Raptors are among nature’s most extreme aerialists — swift, stealthy, and agile killing machines. Are they the most nimble? Perhaps not. “You’d have to rate a hummingbird higher on maneuverability,” says Al Bowers, Deputy Director for Research at NASA’s Dryden Flight Research Center, located in California’s Mojave Desert.

What raptors can do best, however, is soar.

Raptors have perfected the art of soaring to reduce the amount of energy they expend during their search for food on the fly. “They take advantage of the natural atmosphere and the benefits of updraft,” says Bowers. For example, air currents rising up the side of a mountain, tall buildings and even trees create updrafts that birds can ride for extra altitude. The technique is called ridge lift or slope soaring. Raptors and other birds also use two common techniques known as thermal soaring and dynamic soaring.

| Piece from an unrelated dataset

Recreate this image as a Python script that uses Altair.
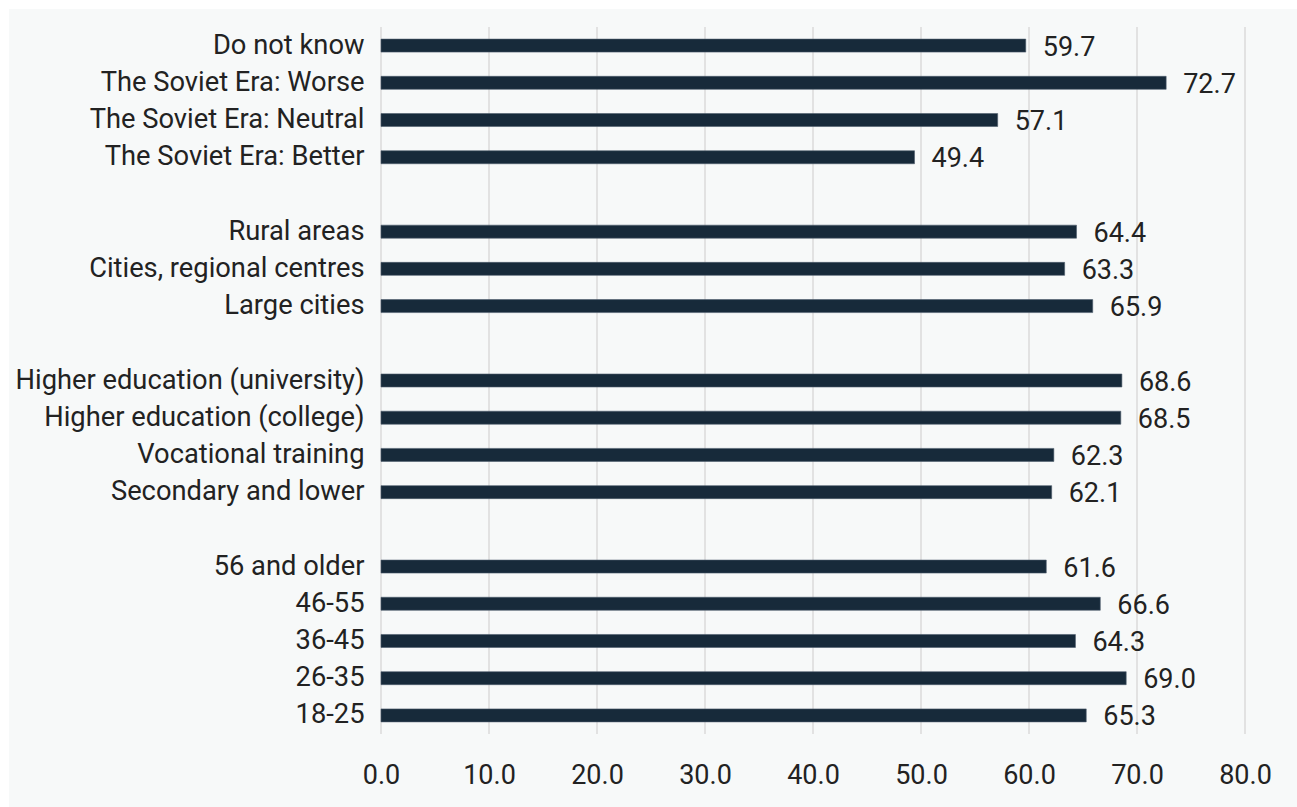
import altair as alt
import pandas as pd

# Row order from top to bottom; "gap" entries leave blank rows between groups
row_order = [
    "Do not know", "The Soviet Era: Worse", "The Soviet Era: Neutral", "The Soviet Era: Better",
    "gap1",
    "Rural areas", "Cities, regional centres", "Large cities",
    "gap2",
    "Higher education (university)", "Higher education (college)", "Vocational training",
    "Secondary and lower",
    "gap3",
    "56 and older", "46-55", "36-45", "26-35", "18-25",
]

categories = [
    "Do not know", "The Soviet Era: Worse", "The Soviet Era: Neutral", "The Soviet Era: Better",
    "Rural areas", "Cities, regional centres", "Large cities",
    "Higher education (university)", "Higher education (college)", "Vocational training",
    "Secondary and lower",
    "56 and older", "46-55", "36-45", "26-35", "18-25",
]
values = [
    59.7, 72.7, 57.1, 49.4,
    64.4, 63.3, 65.9,
    68.6, 68.5, 62.3, 62.1,
    61.6, 66.6, 64.3, 69.0, 65.3,
]
x_ticks = [0, 10, 20, 30, 40, 50, 60, 70, 80]

df = pd.DataFrame({"category": categories, "value": values})
ticks_df = pd.DataFrame({"value": x_ticks})

FONT = "Roboto"
TEXT = "#222222"
BAR = "#172a3a"
PANEL = "#f7f9f9"
GRID = "#e2e2e2"
FS = 27.3

x_scale = alt.Scale(domain=[0, 80], nice=False)
y_scale = alt.Scale(domain=row_order, paddingInner=0, paddingOuter=0)

x_axis = alt.Axis(
    title=None,
    values=x_ticks,
    format=".1f",
    domain=False,
    ticks=False,
    grid=False,
    zindex=1,
    labelFlush=False,
    labelOverlap=False,
    labelPadding=28,
    labelFontSize=27,
    labelFont=FONT,
    labelColor=TEXT,
)

y_axis = alt.Axis(
    title=None,
    domain=False,
    ticks=False,
    grid=False,
    zindex=1,
    labelPadding=17,
    labelFontSize=FS,
    labelFont=FONT,
    labelColor=TEXT,
    labelLimit=0,
    labelExpr="indexof(datum.label, 'gap') == 0 ? '' : datum.label",
)

# Light panel behind the chart, inset from the top-left canvas edge
panel = alt.Chart(pd.DataFrame({"k": [0]})).mark_rect(color=PANEL).encode(
    x=alt.value(-372), x2=alt.value(940),
    y=alt.value(-18), y2=alt.value(800),
)

# Vertical gridlines at each x tick, drawn beneath the bars
grid = alt.Chart(ticks_df).mark_rule(color=GRID, strokeWidth=2).encode(
    x=alt.X("value:Q", scale=x_scale, axis=x_axis),
)

bars = alt.Chart(df).mark_bar(
    size=13, color=BAR, stroke="#4d5d6b", strokeWidth=0.6
).encode(
    x=alt.X("value:Q", scale=x_scale, axis=x_axis),
    y=alt.Y("category:N", sort=row_order, scale=y_scale, axis=y_axis),
)

labels = alt.Chart(df).mark_text(
    align="left", baseline="middle", dx=17, dy=2,
    fontSize=27, font=FONT, color=TEXT,
).encode(
    x=alt.X("value:Q", scale=x_scale, axis=x_axis),
    y=alt.Y("category:N", sort=row_order, scale=y_scale, axis=y_axis),
    text=alt.Text("value:Q", format=".1f"),
)

chart = (
    alt.layer(panel, grid, bars, labels)
    .properties(
        width=864,
        height=707,
        background="#ffffff",
        autosize=alt.AutoSizeParams(type="none"),
        padding={"left": 381, "top": 27, "right": 52, "bottom": 73},
    )
    .configure_view(stroke=None)
)

chart.save("out.html", embed_options={"renderer": "svg", "actions": False})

Thermal soaring, which was discovered in the late 1920s, is perhaps the most familiar to the casual observer. If you’ve ever seen a swirling vortex of trash on a hot, summer afternoon, or a dust devil sprinting across a field, you’ve witnessed the physical basis of thermal soaring: a hot, ascending column of air. It happens when the sun heats the earth and the air above it. This creates a warm layer of air near the surface, “and because of the differential in temperature between warm air and the surrounding air, it starts to rise. Birds, and sail planes and gliders, can take advantage of this rising column of air,” Bowers says, and climb several hundred meters without expending any energy.

Although radio-controlled glider pilots didn’t observe the phenomenon until the mid-1990s, the concept of dynamic soaring actually dates back to the 1880s, when it was proposed by the physicist Lord Rayleigh (who won the 1904 Nobel Prize in Physics for discovering the element argon). “He was watching the flight of birds and he figured out that birds could take advantage of gusts of wind,” explains Bowers. “He reasoned that as a stronger gust would hit a bird, the bird would see that as an increase in the amount of energy that it had and could convert that energy into an increase in altitude.” Because the air is so turbulent close to the earth, with many gusts of wind, many birds — raptors in particular — can take advantage of this effect and soar. The trick is for the birds to fly downwind, in a descent, then to turn quickly into a wind gust and start to climb. The bird’s speed drops from the force of the wind, but as the air flows rapidly air over the top of the bird’s wings it creates a velocity gradient, and, therefore, lift; the bird is buffeted upward. “I’ve watched turkey vultures do this,” Bowers says. “They fly upwind into a stiff breeze without flapping their wings at all, fairly close to the ground, and they don’t lose altitude. They can go for miles just bouncing back and forth on these gusts and pulling up just a little bit every time they get hit by one.”